Como bien ha enseñado la Escuela del Public Chioce, encabezada por James Buchanan y Gordon Tullock, los políticos participan de la misma idea expuesta en último término, y toda su actuación pública apunta, si bien bajo formas diversas y poses altruistas, a beneficiarse a si mismos en desmedro de sus electores.

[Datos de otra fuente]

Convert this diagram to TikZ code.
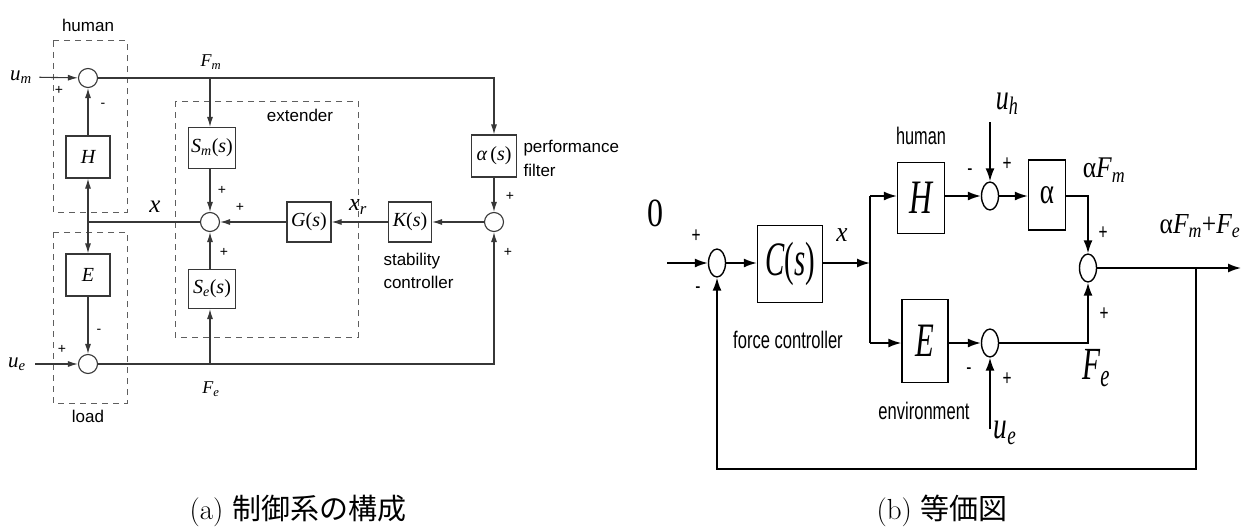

Sobre los peligros que todo esto representa, ya nos había alertado prematuramente Hayek, cuando nos advirtió:
‘Sólo podemos contar con un acuerdo voluntario para guiar la acción del Estado cuando ésta se limita a las esferas en que el acuerdo existe. Pero no sólo cuando el Estado emprende una acción directa en campos donde no existe tal acuerdo es cuando se ve obligado a suprimir la libertad individual. Por desgracia, no podemos extender indefinidamente la esfera de la acción común y mantener, sin embargo, la libertad de cada individuo en su propia esfera. Cuando el sector comunal, en el que el Estado domina todos los medios, llega a sobrepasar una cierta proporción de la totalidad, los efectos de sus acciones dominan el sistema entero. Si el Estado domina directamente el uso de una gran parte de los recursos disponibles, los efectos de sus decisiones sobre el resto del sistema económico se hacen tan grandes, que indirectamente lo domina casi todo. Donde, como aconteció, por ejemplo, en Alemania ya desde 1928, las autoridades centrales y locales dominan directamente el uso de más de la mitad de la renta nacional (según una estimación oficial alemana de entonces, el 53 por 100), dominan indirectamente casi la vida económica entera de la nación. Apenas hay entonces un fin individual que para su logro no dependa de la acción del Estado, y la «escala social de valores» que guía la acción del Estado tiene que abarcar prácticamente todos los fines individuales.’[2]
Lamentablemente, muchos pueblos, en el curso de la historia, han alentado este crecimiento descomunal de los gobiernos a limitas que luego se tornaron prácticamente inmanejables.